正好从上面下来的电梯“叮”的一声抵达,聂安苏睨了她一眼,见电梯里没人,这才推着她往里面去,“你看不出来吗,我哥他不想和你离婚。”
“我有说要离婚了?”言晏笑了一下,看着安苏伸手去摁楼层,不以为然的道,“他在那儿慌什么劲?”
“你是没说,不过你这段时间不都是在考虑这个问题么。”聂安苏瞧着她这装模作样的表情就忍不住送她个白眼,“所以你即没有主动提起,我哥在谈到离婚的时候你也没有反对的意思,不是吗。”
“嗯哼。”言晏手指梳着长发,也没否认,“是有在想。”
“结论呢?”
言晏很自然的回,“还没想好呢。”
安苏学着她的腔调,不咸不淡的道,“你在犹豫,就说明你不能完全放下这段感情。”
言晏皱了皱眉,回头鄙夷的看她,“不是说不阻止我吗?”
“我是在给你分析,”安苏睨了她一眼,推着她出了电梯,“毕竟你们离婚就证明我得换个嫂子,下一个肯定没你这个符合我口味。”
发丝缠在手指上把玩着,言晏慵淡的笑着,“喜欢有什么用,爱情能当饭吃吗?”
更何况她爱他,原本就只是一场意外吧。
一楼大厅,人流的高峰期,不断有人进进出出来回徘徊,安苏突然停住了,“是因为秦思砚吗?”
言晏垂着眸,语气很清淡,“不是啊。”
她说不是那就不是,两个人之间总有些外人不知道的事情。
聂安苏看着门口的方向,还是道,“如果我哥对秦思砚的不是爱呢?”
言晏略微失神了一下。
“安苏,聂南深不是小孩子。”她抬起头来淡淡的笑着,同样看到了从大厅朝她们走过来的男人,波澜无恙的道,“爱谁不爱谁,他自己比谁都清楚。”
聂南深已经走到了她们面前,安苏看到他,佯作诧异的道,“哥?你怎么过来了?”瞥了一眼言晏,“你不是说今天有个很重要的会要开吗?”

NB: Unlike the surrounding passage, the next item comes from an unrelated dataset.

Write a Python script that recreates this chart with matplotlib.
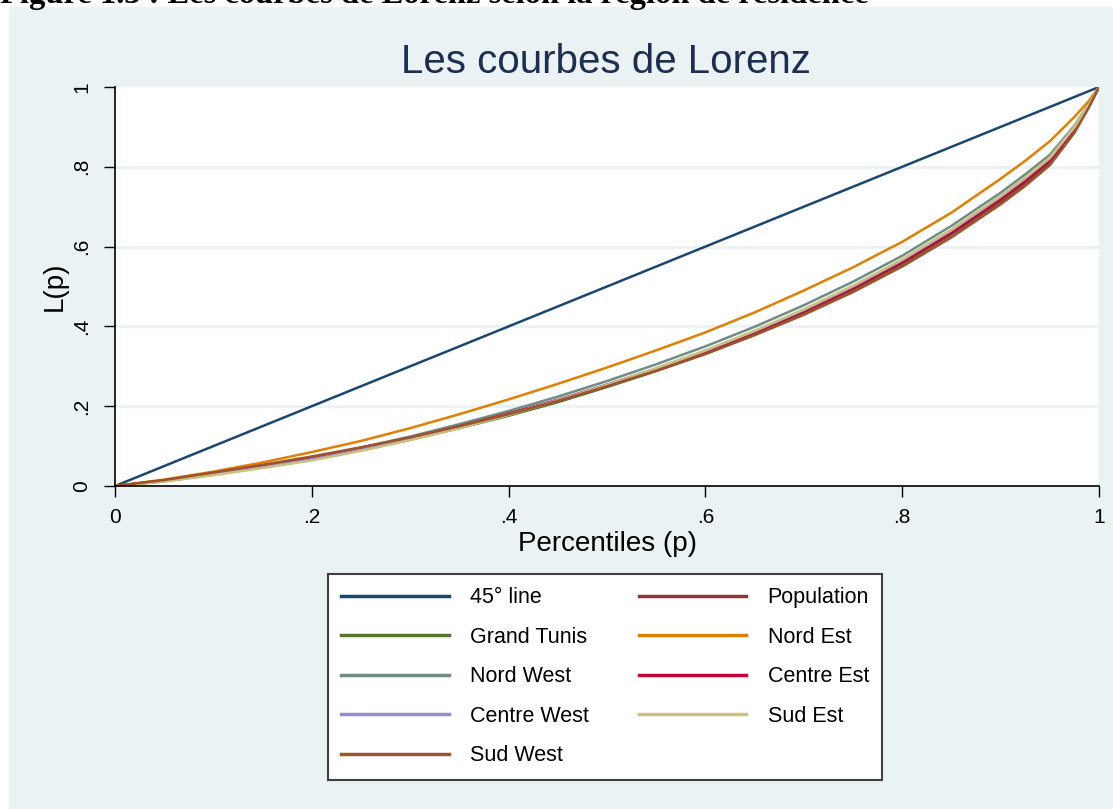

“提前忙完了。”聂南深看了她一眼,视线又落到脸色没有任何变化的女人身上,蹲下身保持和她平时的姿势,轻声的问,“吃早餐了吗?”
“吃过了。”
言晏依旧是笑着,只不过那笑容比起面对安苏的时候要淡上不少。
他知道,毕竟他是安苏的哥哥,有安苏在,她不会跟他闹什么。
聂南深抬手捋过她额前的碎发,仿佛没有看到女人眼底的温凉,唇边勾起宠溺的弧度,“那直接回家?”
她淡淡的回,“好。”
聂南深满意的笑了笑,然后才恋恋不舍的松开手,站起来看向一旁的安苏,淡淡的道,“手续都办好了?”
安苏摇了摇头,“还没呢,在等林秘书。”
聂南深看了一眼手表,顺手就接过了轮椅的推手,推着言晏往外走,“那不用等了,回头让他把东西送到银南别墅。”
“哦。”聂安苏亦步亦趋的跟在他们身后,还没走两步,就见聂南深回头看她,“你要一起吗?”
安苏愣了愣才反应过来聂南深是问她要不要和他们一起去银南别墅。
言晏也回头看着她,有询问的意思,安苏想了想还是很干脆的拒绝,“不了,我自己打车回聂宅吧。”
“嗯。”聂南深淡淡的瞥了她一眼,然后转头就带着言晏走在前面了。
聂安苏扯了扯嘴角,敢情她哥就是随口一问吧?
出了医院,聂南深在把安苏送上的士后他们才上了车。
今天因为要出院所以需要做个全身检查,所以起得很早,言晏几乎是一上车就闭上了眼。
宾利慕尚在道路上驰聘,聂南深看了一眼穿着单薄双眼紧闭不知是不是真的睡着的女人,薄唇微抿,车速也逐渐慢了下来。